In the meantime, some seed companies have begun characterizing the variation in aphid response to their soybean varieties. Currently, full resistance--complete prevention of soybean aphid feeding and survival--is not available in commercial soybean varieties. However, varying degrees of antibiosis may be present. Antibiosis is defined as a form of host plant resistance that impairs the ability of the insect to feed and reproduce. Although the goal of a plant breeder may be to completely prevent an insect's growth on a resistant variety, intermediate levels of antibiosis may help slow and prevent an insect from developing into a population that can reduce yields.

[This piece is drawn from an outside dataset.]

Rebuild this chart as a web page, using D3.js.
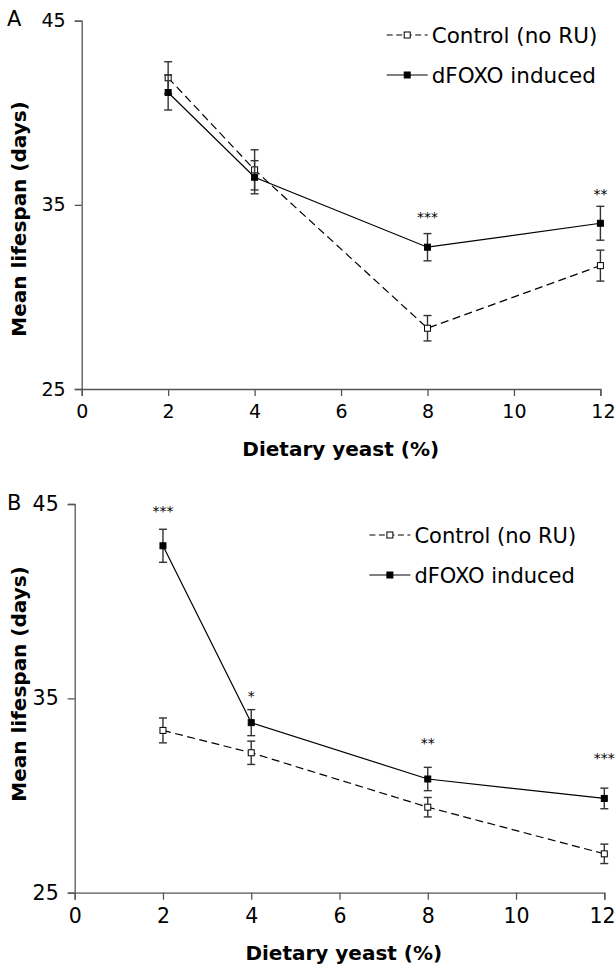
<!DOCTYPE html>
<html>
<head>
<meta charset="utf-8">
<script src="https://cdn.jsdelivr.net/npm/d3@7"></script>
<style>
  body { margin: 0; background: #fff; }
  svg text { font-family: "DejaVu Sans", Verdana, sans-serif; fill: #000; }
</style>
</head>
<body>
<svg id="chart"></svg>
<script>
const yeast = [2, 4, 8, 12]
const xTicks = [0, 2, 4, 6, 8, 10, 12]
const yTicks = [25, 35, 45]
const seriesNames = ["Control (no RU)", "dFOXO induced"]

// panel A
const ctrlA = [41.9, 36.9, 28.3, 31.7]
const ctrlAErr = [0.87, 1.09, 0.69, 0.84]
const foxoA = [41.1, 36.5, 32.7, 34.0]
const foxoAErr = [0.95, 0.9, 0.74, 0.92]
const starsA = ["", "", "***", "**"]
const starLevelA = [0, 0, 34.5, 35.75]

// panel B
const ctrlB = [33.35, 32.2, 29.4, 27.0]
const ctrlBErr = [0.64, 0.6, 0.5, 0.5]
const foxoB = [42.85, 33.75, 30.85, 29.85]
const foxoBErr = [0.85, 0.67, 0.6, 0.53]
const starsB = ["***", "*", "**", "***"]
const starLevelB = [44.8, 35.25, 32.85, 32.1]

const w = 616
const h = 964

const svg = d3.select("#chart")
  .attr("width", w)
  .attr("height", h)

function drawPanel(p) {
  const g = svg.append("g")

  const x = d3.scaleLinear().domain([0, 12]).range([p.left, p.right])
  const y = d3.scaleLinear().domain([25, 45]).range([p.bottom, p.top])

  const xAxis = d3.axisBottom(x).tickValues(xTicks).tickSize(7).tickPadding(8.5)
  const yAxis = d3.axisLeft(y).tickValues(yTicks).tickSize(7).tickPadding(9)

  const gx = g.append("g")
    .attr("transform", `translate(0, ${p.bottom})`)
    .call(xAxis)
  const gy = g.append("g")
    .attr("transform", `translate(${p.left}, 0)`)
    .call(yAxis)

  for (const ax of [gx, gy]) {
    ax.attr("font-family", null)
    ax.select(".domain").attr("stroke", "#555").attr("stroke-width", 1.3)
    ax.selectAll(".tick line").attr("stroke", "#555").attr("stroke-width", 1.3)
    ax.selectAll(".tick text").attr("font-size", p.tickFont)
  }
  // keep the last label inside the page edge
  gx.selectAll(".tick text").filter(d => d === 12)
    .attr("text-anchor", "end").attr("dx", w - 1 - p.right)

  // x axis title
  g.append("text")
    .attr("x", p.titleX)
    .attr("y", p.bottom + 67)
    .attr("text-anchor", "middle")
    .attr("font-size", 20)
    .attr("font-weight", "bold")
    .text("Dietary yeast (%)")

  // y axis title
  g.append("text")
    .attr("transform", `translate(25.5, ${p.yTitleY}) rotate(-90)`)
    .attr("text-anchor", "middle")
    .attr("font-size", 20)
    .attr("font-weight", "bold")
    .text("Mean lifespan (days)")

  // panel letter
  g.append("text")
    .attr("x", 7)
    .attr("y", p.top + 5.5)
    .attr("font-size", 21)
    .text(p.letter)

  const line = d3.line().x(d => x(d.x)).y(d => y(d.v))

  const series = [
    { vals: p.ctrl, errs: p.ctrlErr, dash: "8,4.5", fill: "#fff" },
    { vals: p.foxo, errs: p.foxoErr, dash: null, fill: "#000" }
  ]

  series.forEach(s => {
    const pts = yeast.map((xv, i) => ({ x: xv, v: s.vals[i], e: s.errs[i] }))

    g.append("path")
      .datum(pts)
      .attr("d", line)
      .attr("fill", "none")
      .attr("stroke", "#000")
      .attr("stroke-width", 1.2)
      .attr("stroke-dasharray", s.dash)

    const eb = g.selectAll(null).data(pts).enter().append("g").attr("stroke", "#333").attr("stroke-width", 1.4)
    eb.append("line")
      .attr("x1", d => x(d.x)).attr("x2", d => x(d.x))
      .attr("y1", d => y(d.v - d.e)).attr("y2", d => y(d.v + d.e))
    eb.append("line")
      .attr("x1", d => x(d.x) - 4).attr("x2", d => x(d.x) + 4)
      .attr("y1", d => y(d.v + d.e)).attr("y2", d => y(d.v + d.e))
    eb.append("line")
      .attr("x1", d => x(d.x) - 4).attr("x2", d => x(d.x) + 4)
      .attr("y1", d => y(d.v - d.e)).attr("y2", d => y(d.v - d.e))

    g.selectAll(null).data(pts).enter().append("rect")
      .attr("x", d => x(d.x) - 3)
      .attr("y", d => y(d.v) - 3)
      .attr("width", 6)
      .attr("height", 6)
      .attr("fill", s.fill)
      .attr("stroke", "#000")
      .attr("stroke-width", 1)
  })

  // significance stars
  g.selectAll(null).data(yeast.map((xv, i) => ({ x: xv, s: p.stars[i], v: p.starLevel[i] })).filter(d => d.s))
    .enter().append("text")
    .attr("x", d => x(d.x))
    .attr("y", d => y(d.v) + 8)
    .attr("text-anchor", "middle")
    .attr("font-size", 14)
    .text(d => d.s)

  // legend
  const lg = g.append("g").attr("transform", `translate(${p.legX}, ${p.legY})`)
  seriesNames.forEach((name, i) => {
    const row = lg.append("g").attr("transform", `translate(0, ${i * 40})`)
    row.append("line")
      .attr("x1", 0).attr("x2", 41).attr("y1", 0).attr("y2", 0)
      .attr("stroke", "#000").attr("stroke-width", 1.2)
      .attr("stroke-dasharray", i === 0 ? "6,3.5" : null)
    row.append("rect")
      .attr("x", 17.5).attr("y", -3).attr("width", 6).attr("height", 6)
      .attr("fill", i === 0 ? "#fff" : "#000").attr("stroke", "#000")
    row.append("text")
      .attr("x", 45).attr("y", 7.5)
      .attr("font-size", p.legFont)
      .text(name)
  })
}

drawPanel({
  letter: "A", left: 81.7, right: 600.4, top: 20.7, bottom: 389,
  ctrl: ctrlA, ctrlErr: ctrlAErr, foxo: foxoA, foxoErr: foxoAErr,
  stars: starsA, starLevel: starLevelA, legX: 386.7, legY: 35,
  titleX: 340.7, yTitleY: 219, tickFont: 19, legFont: 21.5
})

drawPanel({
  letter: "B", left: 74.7, right: 604.3, top: 504, bottom: 892.7,
  ctrl: ctrlB, ctrlErr: ctrlBErr, foxo: foxoB, foxoErr: foxoBErr,
  stars: starsB, starLevel: starLevelB, legX: 369.4, legY: 535,
  titleX: 343.8, yTitleY: 684, tickFont: 20.5, legFont: 21
})
</script>
</body>
</html>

If you select a variety that is advertised as having antibiosis against soybean aphids, be aware of a couple of issues. First, soybean aphids may still be found on these plants. Compared to other varieties, the growth of soybean aphid populations may not be as great, but do not be surprised to find aphids on these plants. Finding aphids on these varieties does not mean that they don't work. Antibiosis can lower aphid populations without keeping them completely off the plant.
Second, little data exist on how well these varieties hold up under field conditions. Researchers at Kansas State University have identified several levels of antibiosis in commercial varieties; however, their screening is done in a greenhouse at early vegetative stages of soybean growth. I am not aware of field-level data comparing susceptible with full or even partially resistant varieties.
So, should one invest in varieties of soybeans advertised as resistant to soybean aphids? One should evaluate the data and costs before making such a decision. Assuming the maturity group and other agronomic factors are appropriate for your field (SCN resistance, chlorosis response, etc.) and if the costs are equivalent, I would encourage the consideration of even partially resistant varieties. Managing soybean aphids will require multiple tactics--there will be no single silver bullet. Incorporating varieties that can slow soybean aphid population growth may improve upon other factors like the existing impact of insect predators. Going into the 2006 growing season, it is unlikely that any variety can be selected that will not have to be scouted as well. But it would be nice to have a pleasant surprise come late July and August instead of honeydew encrusted plants from thousands of aphids.
Soybean aphids suck sap from the plant, which drops onto leaves as honeydew. Black sooty mold often grows on the honeydew and discolors the plant.